“Somehow you’ll escape all that waiting and staying. You’ll find the bright places where Boom Bands are playing.” – Dr. Seuss, Oh, the Places You’ll Go!
Hey, everybody: we’re finally graduating from daycare!
After thirteen years spent plugging the preschool meter, we’re pulling away from the curb. New adventures await us. Our kids have been weaned. They’ve given up diapers. The youngest of our five kids is headed to Kindergarten. We’ve paid our tuition. We’ve paid the pied pipers. And though we may not be cruising away in style – our 2005 Honda Odyssey, minted our first year at the UW Oshkosh Children’s Learning & Care Center, is a bucket of bolts – when we hit the road, oh, who knows what places we’ll go!
In honor of our forthcoming commencement, we’ve done the math. Are you ready for this doozy of an arithmetic lesson?
For full-time childcare in Oshkosh, WI, you’d pay $13,364 per child for each of the first two years. As children gain independence, and the teacher-child ratio changes, a two-year-old’s safekeeping costs $11,752 per year. You’d need to cough up $9,828 more for each of the fourth and fifth years. The grand total is $58,136 per enrollee.
At five kids in 13 years, had we not cut corners, we’d have paid a whopping $290,680.
We skimped (and continue to skimp): as a university professor, I graded papers from home, and my criminal-defense attorney husband schlepped kids to court and jail. “Take Your Child to Work” was our favorite holiday. And in summertime, we went on daycare hiatus. I wrote poems by midnight oil, prepared my fall semester courses on weekends.
Oh, all those places we didn’t go! Friends camped at Yellowstone National Park; we pitched tents in our backyard. Colleagues flew to Paris; we flew kites. Neighbors swam with the stingrays in Mexico; we swam with bluegill at Otter Lake. We got “all the splash for a lot less cash” at Noah’s Ark in Wisconsin Dells, just up the road, a daytrip we splurged on.
And how could we have traveled far anyways? Daycare superseded vehicle maintenance. The steering wheel vibrates like the MedMassager MMF06; the undercarriage rattles like a cheese grater shredding cheddar along the highway. We’ve reached 200,000 miles just from crisscrossing town.
With the laughable “sibling discount” of $1 a day, we estimate having ponied up $174,408 in thirteen years, more than the cost of our mortgage.

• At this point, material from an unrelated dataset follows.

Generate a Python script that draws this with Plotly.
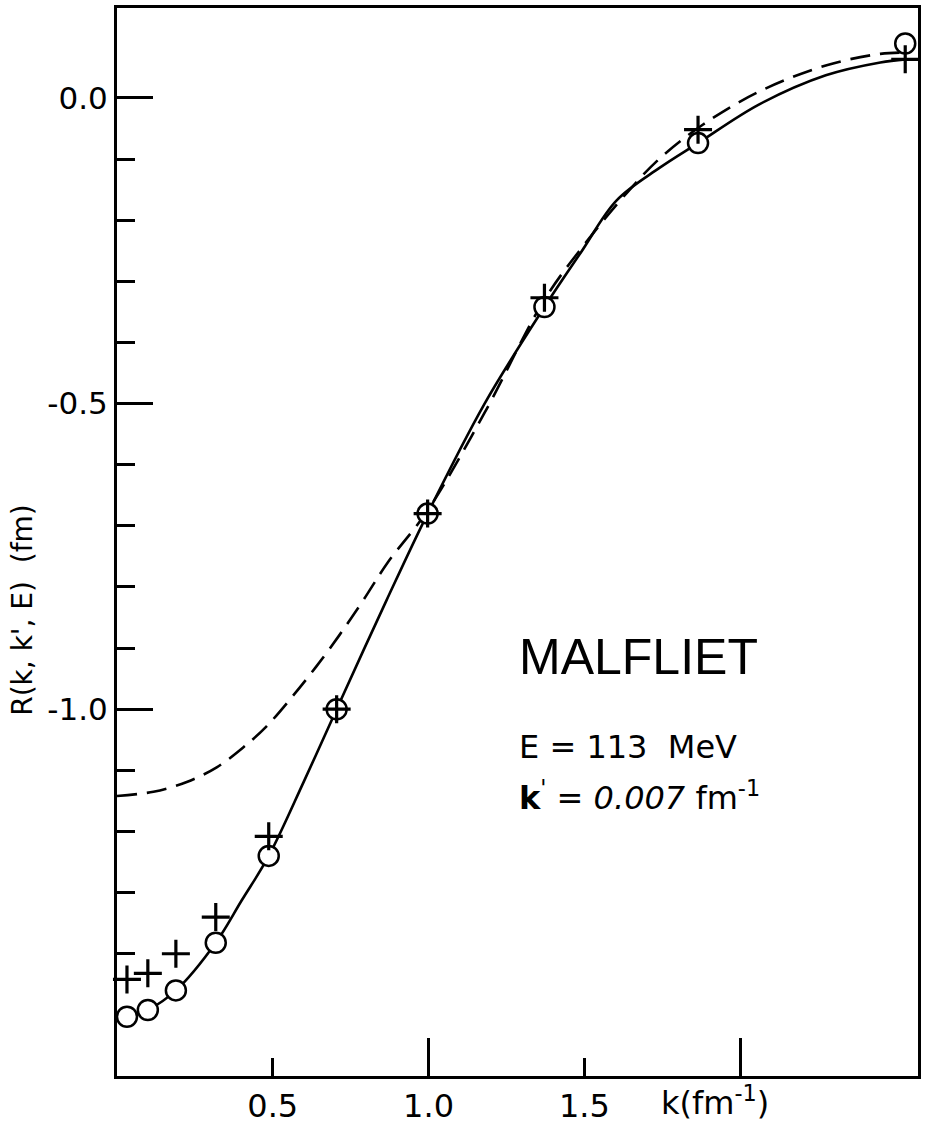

K-12 is a 13-year span of time for a single child; we spent the same number of years as a family at the Children’s Center.
When our youngest was born in 2013, my husband activated the daycare countdown clock. F-I-V-E years left. By 2018, he measured, we could really begin living. Mountains, oceans, deserts, canyons, waterfalls, skyscrapers, maybe even volcanoes. Oh, the places we’d go! And now, at long last, that little window is opening. We’re like giddy teenagers having landed first jobs, 40 years old, feeling, if only slightly, the thrill of financial freedom. So, this is what they meant by disposable income. Maybe we’ll drive East or West on a full tank of gas to “join the high fliers who soar to high heights.” Dr. Seuss is calling our names with his rhythms and rhymes, nickels and dimes.
In the meantime, already foggy-eyed, I’m practicing my graduation hoots and hollers. Our youngest son, ensconced in a little black robe, mortarboard cock-eyed on his blonde mop is tall for his age but a Tiny Titan nevertheless. Of course, our oldest is also graduating from middle school. In four years, she’ll be college-bound, and the cycle will begin again. Long live our educated youth!
And while we’re thinking about college tuition, at $12,844 per year the big boys and girls who cash in on the four-year Titan promise pay only $51,376 for their college education.
“We’ll just start writing checks again,” I say. “Except we’ll send them over to the Bursar’s Office across the street instead.” In the meantime, we’ll relish this reprieve. Oh, the places we’ll go, all seven in tow, having shed tuition for four years or so. We’ll shift into neutral, push the van if we must. Say it with me now, Honey, family road-trip or bust.